The formal wording of the proposal will be as follows: “Do you wish the Students’ Union to lift its existing boycott of Coca-Cola products, thus allowing the Students’ Union to sell Coca-Cola products in its shops and be in a position to accept sponsorship from the Coca-Cola company?”
A majority of Yes votes will mean that the Union will abandon its ban on Coke products, which include Fanta, Sprite, Lilt and Riverrock water. For the referendum’s result to be declared valid, at least ten per cent of the Union’s membership – about 1,900 people – must vote in the ballot.
A majority of No votes will therefore mean that the boycott will continue, and no SU outlets on campus will sell Coca-Cola for the foreseeable future.
The referendum has been called by Union Council after it passed a motion to hold the ballot at a meeting last month. The motion was comprehensively passed, by 47 votes to 6, in acknowledgement of the fact that the overwhelming majority of current students were not members of the SU when the policy was first introduced.
Because the referendum was called by SU Council and not by the usual method of student petition, any interested parties are entitled to come forward as the official ‘Yes’ and ‘No’ agents and to use Union resources to produce printed materials. No formal ‘Yes’ agent had come forward as The University Observer went to print; SU class rep Aideen Carberry has declared herself as the official ‘No’ agent in the referendum, and will be campaigning to uphold the ban.
The current SU policy originates from 2003 when two divisive referenda were held asking students to adopt the boycott, in protest at Coca-Cola’s alleged involvement in the murders of nine of its unionised workers at a Colombian bottling plant.

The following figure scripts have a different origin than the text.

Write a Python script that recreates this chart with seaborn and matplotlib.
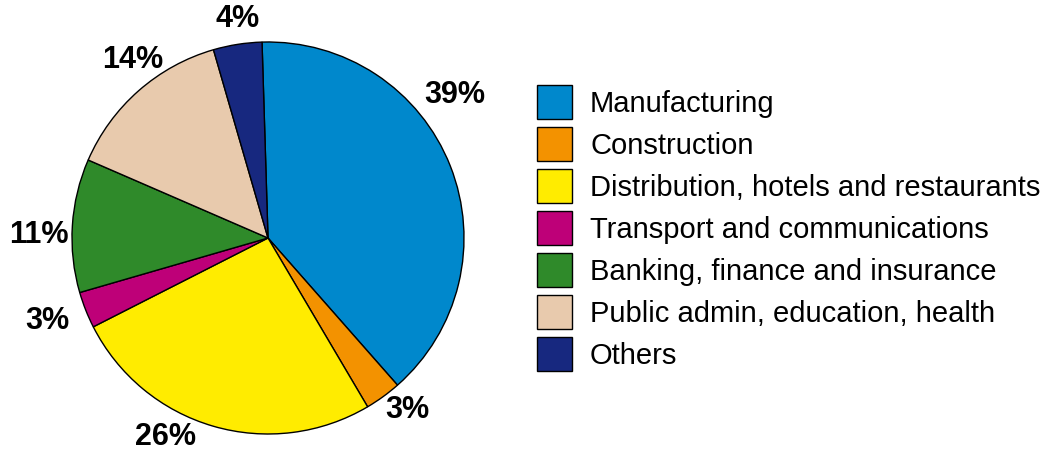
import numpy as np
import matplotlib
matplotlib.use("Agg")
import matplotlib.pyplot as plt
import seaborn as sns
from matplotlib.patches import Patch

# sector shares (%)
sectors = ["Manufacturing", "Construction", "Distribution, hotels and restaurants",
           "Transport and communications", "Banking, finance and insurance",
           "Public admin, education, health", "Others"]
shares = [39, 3, 26, 3, 11, 14, 4]
colors = ["#0088CC", "#F39200", "#FFEC00", "#BE0078", "#2F8A2A", "#E8CAAD", "#17287F"]

# small tweaks so the % labels sit where the original puts them
label_angle_shift = [16, 3, -11, -1, 3, -4, -1]
label_radius = [1.20, 1.13, 1.14, 1.20, 1.17, 1.14, 1.13]

sns.set_theme(style="white")
plt.rcParams["font.family"] = ["Liberation Sans", "DejaVu Sans"]
plt.rcParams["text.color"] = "black"

fig = plt.figure(figsize=(10.43, 4.5), dpi=100)
ax = fig.add_axes([72 / 1043, (450 - 238 - 196) / 450, 392 / 1043, 392 / 450])

start = 91.75
wedges, _ = ax.pie(shares, colors=colors, startangle=start, counterclock=False,
                   radius=1.0, wedgeprops=dict(edgecolor="black", linewidth=1.0))

# percentage labels outside the pie
for w, s, da, r in zip(wedges, shares, label_angle_shift, label_radius):
    mid = np.deg2rad((w.theta1 + w.theta2) / 2 + da)
    ax.text(r * np.cos(mid), r * np.sin(mid), f"{s}%", ha="center", va="center",
            fontsize=22, fontweight="bold", color="black")

ax.set_xlim(-1, 1)
ax.set_ylim(-1, 1)
ax.set_aspect("equal")
ax.axis("off")

handles = [Patch(facecolor=c, edgecolor="black", linewidth=1.0) for c in colors]
fs = 21
leg = fig.legend(handles, sectors, loc="upper left",
                 bbox_to_anchor=(537 / 1043, 1 - 85 / 450), frameon=False,
                 fontsize=fs, handlelength=1.2, handleheight=1.416,
                 labelspacing=0.274, handletextpad=0.62, borderpad=0, borderaxespad=0)
for t in leg.get_texts():
    t.set_color("black")

fig.savefig("out.png", dpi=100)
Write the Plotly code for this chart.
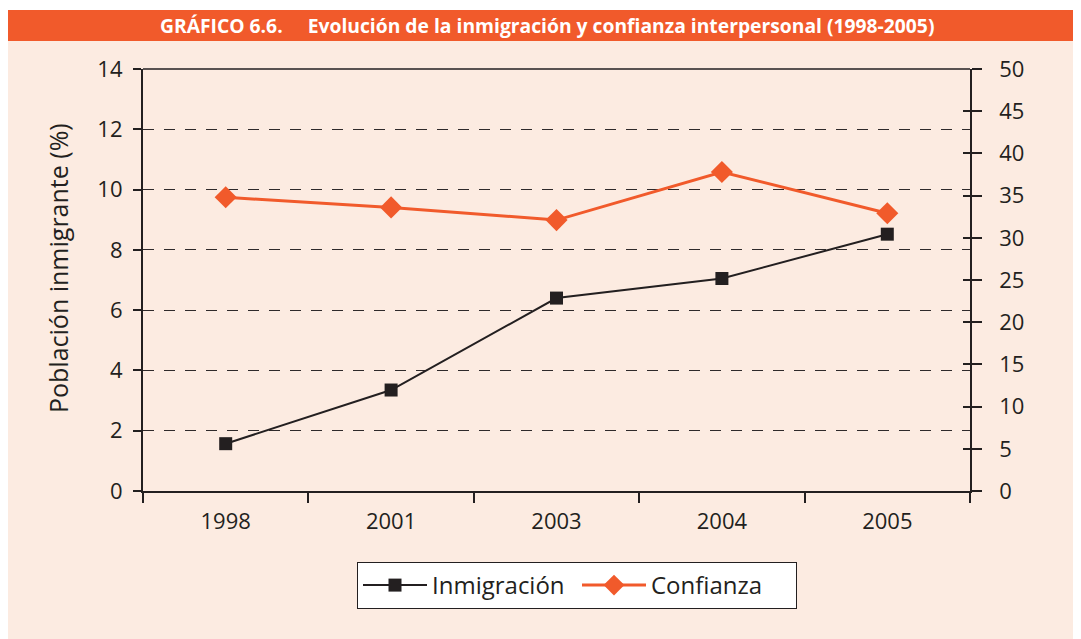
import plotly.graph_objects as go

years = ["1998", "2001", "2003", "2004", "2005"]
inmigracion = [1.57, 3.35, 6.4, 7.05, 8.52]
confianza = [34.8, 33.6, 32.1, 37.8, 32.9]
left_ticks = [0, 2, 4, 6, 8, 10, 12, 14]
right_ticks = [0, 5, 10, 15, 20, 25, 30, 35, 40, 45, 50]

# figure is drawn inside a page with an 8px body margin
OFF = 8
W, H = 1081 - OFF, 639 - OFF
L, R, T, B = 143, 970, 69, 491          # plot area in screen pixels
PW, PH = R - L, B - T

def px(sx):
    return (sx - L) / PW

def py(sy):
    return (B - sy) / PH

PEACH = "#FCEBE1"
ORANGE = "#F15A2B"
INK = "#231F20"
FONT = "'Open Sans', sans-serif"

fig = go.Figure()
fig.add_trace(go.Scatter(
    x=years, y=inmigracion, name="Inmigración", mode="lines+markers",
    line=dict(color=INK, width=2), marker=dict(symbol="square", size=13, color=INK),
    yaxis="y"))
fig.add_trace(go.Scatter(
    x=years, y=confianza, name="Confianza", mode="lines+markers",
    line=dict(color=ORANGE, width=3), marker=dict(symbol="diamond", size=17, color=ORANGE),
    yaxis="y2"))
# helper trace so that the inner right-hand ticks are drawn
fig.add_trace(go.Scatter(x=[years[0]], y=[None], yaxis="y3", showlegend=False,
                         hoverinfo="skip"))

fig.update_layout(
    width=W, height=H,
    margin=dict(l=L - OFF, r=W - (R - OFF), t=T - OFF, b=H - (B - OFF)),
    paper_bgcolor="white", plot_bgcolor="rgba(0,0,0,0)",
    font=dict(family=FONT, color=INK, size=22),
    showlegend=True,
    legend=dict(orientation="h", x=px(357), y=py(562), xanchor="left", yanchor="top",
                bgcolor="white", bordercolor=INK, borderwidth=1,
                font=dict(size=24, color=INK), itemwidth=64, tracegroupgap=0,
                entrywidth=140, entrywidthmode="pixels"),
    xaxis=dict(type="category", showline=True, linecolor=INK, linewidth=2.2,
               ticks="outside", ticklen=10, tickcolor=INK, tickwidth=1.5,
               tickson="boundaries", showgrid=False, tickfont=dict(size=22),
               ticklabelstandoff=9, range=[-0.5, 4.5]),
    yaxis=dict(range=[0, 14], tickvals=left_ticks, showline=True, linecolor=INK,
               linewidth=2.2, ticks="outside", ticklen=8, tickcolor=INK, tickwidth=1.5,
               showgrid=True, gridcolor="#2f2a2b", gridwidth=1.3, griddash="11px,10px",
               zeroline=False, tickfont=dict(size=22), ticklabelstandoff=6),
    yaxis2=dict(range=[0, 50], tickvals=right_ticks, overlaying="y", side="right",
                showline=True, linecolor=INK, linewidth=1.5, ticks="outside",
                ticklen=10, tickcolor=INK, tickwidth=1.5, showgrid=False,
                zeroline=False, tickfont=dict(size=22), ticklabelstandoff=13),
    yaxis3=dict(range=[0, 50], tickvals=right_ticks, overlaying="y", side="right",
                showline=False, ticks="inside", ticklen=7, tickcolor=INK, tickwidth=1.5,
                showticklabels=False, showgrid=False, zeroline=False),
)

shapes = [
    dict(type="rect", xref="paper", yref="paper", x0=px(OFF), x1=px(1200), y0=py(800),
         y1=py(41), fillcolor=PEACH, line=dict(width=0), layer="below"),
    dict(type="rect", xref="paper", yref="paper", x0=px(OFF), x1=px(1200), y0=py(41),
         y1=py(10), fillcolor=ORANGE, line=dict(width=0), layer="below"),
    dict(type="line", xref="paper", yref="paper", x0=0, x1=1, y0=1, y1=1,
         line=dict(color=INK, width=1.3), layer="above"),
]
fig.update_layout(shapes=shapes)

fig.add_annotation(xref="paper", yref="paper", x=px(547), y=py(26), showarrow=False,
                   text="<b>GRÁFICO 6.6.     Evolución de la inmigración y confianza interpersonal (1998-2005)</b>",
                   font=dict(family=FONT, size=19.3, color="white"),
                   xanchor="center", yanchor="middle")
fig.add_annotation(xref="paper", yref="paper", x=px(58), y=py(268), showarrow=False,
                   text="Población inmigrante (%)", textangle=-90,
                   font=dict(size=25, color=INK), xanchor="center", yanchor="middle")

fig.write_html("out.html")
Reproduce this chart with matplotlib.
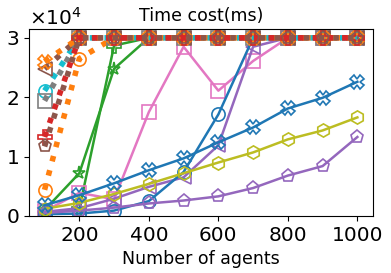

The controversial claims have never been proven – a court in Miami dismissed a case brought against Coca-Cola in respect of the murders – but proponents of the ban insist that Coca-Cola played an organised part in the killings.
An SU committee was formed earlier this year tasked with investigating the allegations made against both Coca-Cola and Nestlé, whose products are also boycotted by UCDSU, and to recommend whether the boycotts should remain in place. The group’s findings have yet to be published, however.
UCD Students’ Union were the first institution in the world to introduce a boycott on Coke products; students’ unions in Trinity College and across the UK have since introduced similar policies.
The most recent referendum on a Coca-Cola boycott in Ireland took place in 2007, when a resounding 63 per cent majority of students in Trinity voted to uphold their ban.